II. Key Materials and Performance Parameters

III. Technical Advantages and Innovative Design

Cavitation Resistance and Low Vibration

The impeller adopts a streamlined design (roughness Ra≤6.3μm), combined with mechanical seals (silicon carbide/fluororubber combination), effectively inhibiting bubble generation. Net Positive Suction Head (NPSH) ≤3.5m, vibration value ≤2.0mm/s.

Precision dynamic balance treatment (residual unbalance ≤5g・mm) and elastic coupling installation reduce mechanical wear and extend bearing life (normal operation temperature rise ≤40℃).

Intelligent Control and Energy Saving

Standard pressure sensor (accuracy 0.5 class) and temperature monitoring module automatically alarm and switch to standby pumps in case of abnormalities, enabling unattended operation.

Variable frequency control technology automatically adjusts flow according to load, maintaining efficiency ≥70% under variable conditions, with annual energy savings of 15%-25%.

Long Life and Low Maintenance

Smooth copper alloy surface reduces scaling rate by 60% compared to cast iron, extending maintenance cycles to 6-12 months. Mechanical seal leakage ≤5 drops/minute, life exceeding 8,000 hours.

Detachable pump casing design (such as double-suction pump structure) eliminates the need to dismantle pipes during maintenance, reducing maintenance time by 30%.

IV. Typical Application Scenarios

Industrial Cooling Systems

Air Compressor Cooling: Tin bronze pumps transport circulating cooling water (turbidity ≤10NTU), flow 50-200m³/h, head 30-50m, resisting corrosion from corrosion inhibitors (such as molybdates) in cooling water.

Injection Molding Machine Temperature Control: Brass pumps with plate heat exchangers achieve precise mold temperature control (±1℃), suitable for high-temperature oil cooling (oil temperature ≤120℃).

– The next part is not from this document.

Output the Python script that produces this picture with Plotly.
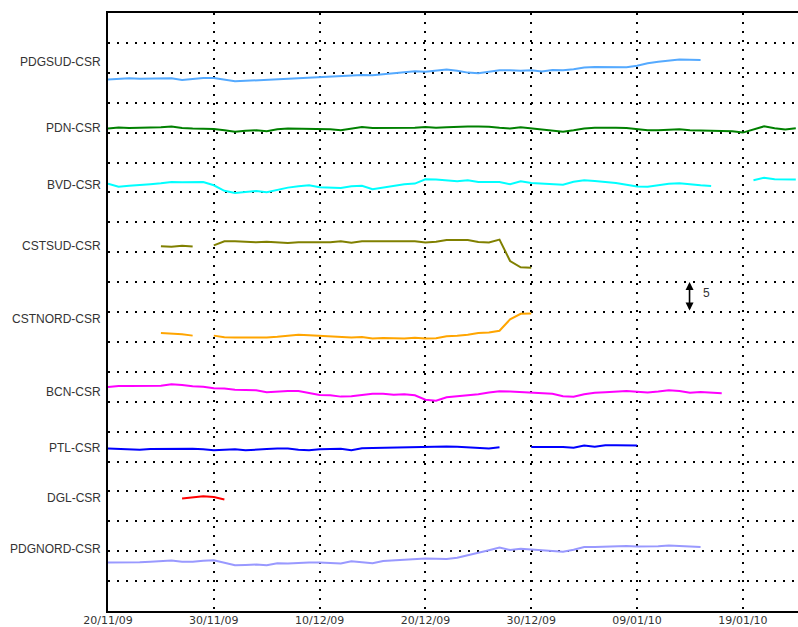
import pandas as pd
import plotly.graph_objects as go

# ---------------- data ----------------
START = "2009-11-20"

station_names = ["PDGSUD-CSR", "PDN-CSR", "BVD-CSR", "CSTSUD-CSR", "CSTNORD-CSR",
                 "BCN-CSR", "PTL-CSR", "DGL-CSR", "PDGNORD-CSR"]
label_levels = [91.75, 80.72, 71.19, 61.04, 48.78, 36.57, 27.21, 18.90, 10.32]
colors = ["#55aaff", "#008000", "#00ffff", "#808000", "#ffa500",
          "#ff00ff", "#0000ff", "#ff0000", "#9999ff"]
# first day index (days after START) of each series
start_day = [0, 0, 0, 5, 5, 0, 0, 7, 0]

pdgsud = [88.86, 89.00, 89.08, 89.00, 89.00, 89.00, 89.08, 88.80, 89.00, 89.13,
          89.13, 88.83, 88.58, 88.66, 88.75, 88.75, 88.83, 89.00, 89.03, 89.16,
          89.30, 89.36, 89.45, 89.53, 89.63, 89.58, 89.75, 89.83, 90.08, 90.28,
          90.17, 90.33, 90.54, 90.33, 90.03, 89.92, 90.17, 90.42, 90.42, 90.33,
          90.42, 90.20, 90.47, 90.42, 90.59, 90.87, 90.95, 90.92, 90.92, 90.92,
          91.17, 91.59, 91.84, 91.97, 92.21, 92.17, 92.14]

pdn = [80.67, 80.84, 80.77, 80.77, 80.84, 80.89, 81.00, 80.77, 80.67, 80.67,
       80.60, 80.38, 80.13, 80.30, 80.38, 80.22, 80.55, 80.67, 80.67, 80.60,
       80.60, 80.55, 80.38, 80.72, 80.94, 80.77, 80.77, 80.80, 80.80, 80.80,
       80.94, 80.80, 80.89, 81.00, 81.00, 81.00, 80.97, 80.80, 80.67, 80.89,
       80.67, 80.55, 80.30, 80.13, 80.38, 80.67, 80.80, 80.84, 80.80, 80.77,
       80.60, 80.38, 80.38, 80.47, 80.55, 80.38, 80.33, 80.27, 80.27, 80.22,
       80.00, 80.47, 81.05, 80.72, 80.50, 80.72]

bvd = [71.47, 70.94, 71.10, 71.19, 71.36, 71.52, 71.74, 71.69, 71.77, 71.74,
       71.19, 70.27, 69.90, 70.10, 70.23, 70.02, 70.43, 70.80, 71.02, 71.19,
       70.85, 70.74, 70.74, 71.02, 71.10, 70.52, 70.77, 71.02, 71.36, 71.47,
       72.19, 72.14, 71.94, 71.86, 72.02, 71.74, 71.74, 71.74, 71.36, 71.86,
       71.57, 71.52, 71.40, 71.30, 71.77, 72.02, 71.91, 71.77, 71.57, 71.27,
       70.97, 70.94, 71.19, 71.44, 71.52, 71.30, 71.19, 71.07, None, None,
       None, 72.02, 72.44, 72.19, 72.14, 72.14]

cstsud = [60.99, 60.90, 61.07, 60.94, None, 61.15, 61.82, 61.82, 61.74, 61.66,
          61.74, 61.66, 61.54, 61.66, 61.66, 61.66, 61.66, 61.82, 61.57, 61.82,
          61.82, 61.82, 61.82, 61.82, 61.82, 61.61, 61.74, 62.04, 62.04, 62.04,
          61.71, 61.61, 62.11, 58.53, 57.47, 57.42]

cstnord = [46.49, 46.44, 46.27, 46.05, None, 46.05, 45.77, 45.72, 45.72, 45.72,
           45.72, 45.85, 46.05, 46.19, 46.10, 45.99, 45.94, 45.85, 45.72, 45.82,
           45.55, 45.65, 45.60, 45.55, 45.69, 45.55, 45.60, 45.94, 46.02, 46.19,
           46.49, 46.56, 46.86, 48.78, 49.70, 49.73]

bcn = [37.46, 37.61, 37.63, 37.63, 37.58, 37.66, 37.91, 37.81, 37.58, 37.49,
       37.24, 37.19, 36.99, 36.99, 36.91, 36.57, 36.74, 36.79, 36.79, 36.40,
       36.12, 36.07, 35.85, 35.90, 36.15, 36.32, 36.32, 36.15, 36.24, 36.07,
       35.32, 35.15, 35.74, 35.90, 36.15, 36.24, 36.52, 36.74, 36.69, 36.62,
       36.49, 36.49, 36.32, 35.90, 35.82, 36.24, 36.49, 36.57, 36.62, 36.79,
       36.66, 36.52, 36.69, 36.91, 36.79, 36.49, 36.61, 36.49, 36.40]

ptl = [27.16, 27.12, 27.04, 26.96, 27.09, 27.12, 27.16, 27.21, 27.12, 27.04,
       26.87, 26.96, 27.04, 26.87, 27.04, 27.09, 27.16, 27.16, 26.96, 26.87,
       27.04, 27.04, 27.12, 26.87, 27.21, 27.26, 27.29, 27.37, 27.46, 27.49,
       27.49, 27.46, 27.49, 27.46, 27.32, 27.29, 27.16, 27.37, None, None,
       27.42, 27.42, 27.42, 27.42, 27.29, 27.66, 27.46, 27.71, 27.71, 27.66,
       27.66]

dgl = [18.80, 19.01, 19.18, 19.05, 18.63]

pdgnord = [8.09, 8.09, 8.09, 8.14, 8.23, 8.39, 8.43, 8.23, 8.23, 8.39,
           8.48, 8.06, 7.64, 7.69, 7.76, 7.64, 7.98, 7.93, 8.06, 8.11,
           8.09, 7.98, 7.93, 8.31, 8.14, 7.98, 8.36, 8.48, 8.56, 8.70,
           8.76, 8.73, 8.70, 8.90, 9.31, 9.65, 10.15, 10.60, 10.20, 10.40,
           10.23, 10.15, 10.03, 9.90, 10.23, 10.70, 10.70, 10.74, 10.82, 10.87,
           10.77, 10.74, 10.82, 10.94, 10.90, 10.82, 10.70]

series = [pdgsud, pdn, bvd, cstsud, cstnord, bcn, ptl, dgl, pdgnord]

tick_dates = ["2009-11-20", "2009-11-30", "2009-12-10", "2009-12-20", "2009-12-30",
              "2010-01-09", "2010-01-19"]
tick_labels = ["20/11/09", "30/11/09", "10/12/09", "20/12/09", "30/12/09",
               "09/01/10", "19/01/10"]
x_range = ["2009-11-20", "2010-01-24 05:00"]

scale_x = "2010-01-13 23:00"
scale_top, scale_bottom = 55, 50
scale_label = "5"
scale_label_x = "2010-01-15 14:00"
scale_label_y = 53.1

# ---------------- figure ----------------
LABEL_FONT = "Liberation Sans, Arial, sans-serif"
fig = go.Figure()
for name, vals, d0, col in zip(station_names, series, start_day, colors):
    xs = pd.date_range(pd.Timestamp(START) + pd.Timedelta(days=d0), periods=len(vals), freq="D")
    fig.add_trace(go.Scatter(x=xs, y=vals, mode="lines", name=name,
                             line=dict(color=col, width=2), connectgaps=False,
                             showlegend=False, hoverinfo="skip"))

annotations = []
for name, lvl in zip(station_names, label_levels):
    annotations.append(dict(x=0, xref="paper", y=lvl, yref="y", text=name,
                            xanchor="right", yanchor="middle", xshift=-5,
                            showarrow=False,
                            font=dict(family=LABEL_FONT, size=12, color="#333333")))

annotations.append(dict(x=scale_x, y=scale_top, xref="x", yref="y",
                        ax=scale_x, ay=scale_bottom, axref="x", ayref="y",
                        showarrow=True, arrowhead=2, arrowside="end+start",
                        arrowsize=1, arrowwidth=1.6, arrowcolor="black", text=""))
annotations.append(dict(x=scale_label_x, y=scale_label_y, xref="x", yref="y",
                        text=scale_label, showarrow=False,
                        font=dict(family=LABEL_FONT, size=12, color="#333333")))

fig.update_layout(
    width=798, height=627,
    margin=dict(l=108, r=0, t=13, b=16, autoexpand=False),
    paper_bgcolor="white", plot_bgcolor="white",
    annotations=annotations,
    showlegend=False,
)
fig.update_xaxes(
    type="date", range=x_range, automargin=False,
    tickmode="array", tickvals=tick_dates, ticktext=tick_labels,
    ticks="", ticklen=0, ticklabelstandoff=-2,
    showgrid=True, gridcolor="black", gridwidth=2, griddash="2px,7px",
    showline=True, linecolor="black", linewidth=2, mirror=True,
    tickfont=dict(family="DejaVu Sans, sans-serif", size=11, color="#333333"),
    zeroline=False, fixedrange=True,
)
fig.update_yaxes(
    range=[0, 100], dtick=5, tick0=0, showticklabels=False, ticks="", automargin=False,
    showgrid=True, gridcolor="black", gridwidth=2, griddash="2px,7px",
    showline=True, linecolor="black", linewidth=2, mirror=False,
    zeroline=False, fixedrange=True,
)

fig.write_html("out.html", config={"displayModeBar": False},
               post_script="document.body.style.margin='0';")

Central Air Conditioning and Building Energy Saving

Chilled Water Circulation: Closed impeller design reduces air entrainment. Tin bronze pumps transport -10℃~70℃ chilled water, with hydraulic efficiency ≥80%, suitable for large commercial complexes.

Ground Source Heat Pump Systems: Aluminum bronze pumps withstand trace sulfides (S²⁻≤5ppm) in groundwater, flow 100-300m³/h, head 50-100m, complying with GB/T 30948-2021 pump station management standards.

Marine and Offshore Engineering

Engine Room Cooling: Tin bronze pumps serve as marine auxiliary engine cooling pumps, draining fresh water to the generator system. Vibration-resistant design (amplitude ≤0.04mm) adapts to ship swaying conditions.

Seawater Cooling: Aluminum bronze pumps withstand seawater with Cl⁻≤20,000ppm, flow 80-150m³/h. Combined with cathodic protection systems, service life is doubled compared to cast iron pumps.

New Energy and Precision Equipment

Data Center Liquid Cooling: Brass pumps drive deionized water through microchannel heat exchangers (channel diameter 100-300μm) to achieve CPU chip-level heat dissipation with heat flux exceeding 1000W/cm².

Hydrogen Energy Electrolyzer Cooling: Tin bronze pumps transport ethylene glycol-containing cooling liquid (freezing point -30℃), pressure 0.5-1.0MPa, suitable for alkaline electrolysis environments (pH 10-12).

V. Selection and Maintenance Key Points

Key Selection Parameters

Media Characteristics: Choose tin bronze for particulate media, aluminum bronze for high-pressure/corrosive media, and brass for conventional scenarios.

Working Condition Matching: Cooling jackets for high temperatures (>80℃), aluminum bronze + explosion-proof motors for explosion-proof areas, and electric tracing for low temperatures (<-20℃).

Maintenance Specifications

Daily Monitoring: Record inlet/outlet pressure and bearing temperature (temperature rise ≤35℃) daily; check vibration values (threshold ≤2.5mm/s) weekly.

Regular Maintenance: Clean Y-type filters (filtration accuracy ≤5mm) quarterly; remove scale with citric acid solution (concentration 3-5%) annually; replace mechanical seals when leakage >10 drops/minute.

Compliance Requirements

Industrial pumps must comply with GB/T 13006 Technical Conditions for Centrifugal Pumps; drinking water pumps require NSF 61 certification; explosion-proof scenarios need ATEX or UL certification.

Export equipment must meet ISO 5199 standards; food-grade applications require FDA certification; marine pumps need DNV GL or CCS classification society certification.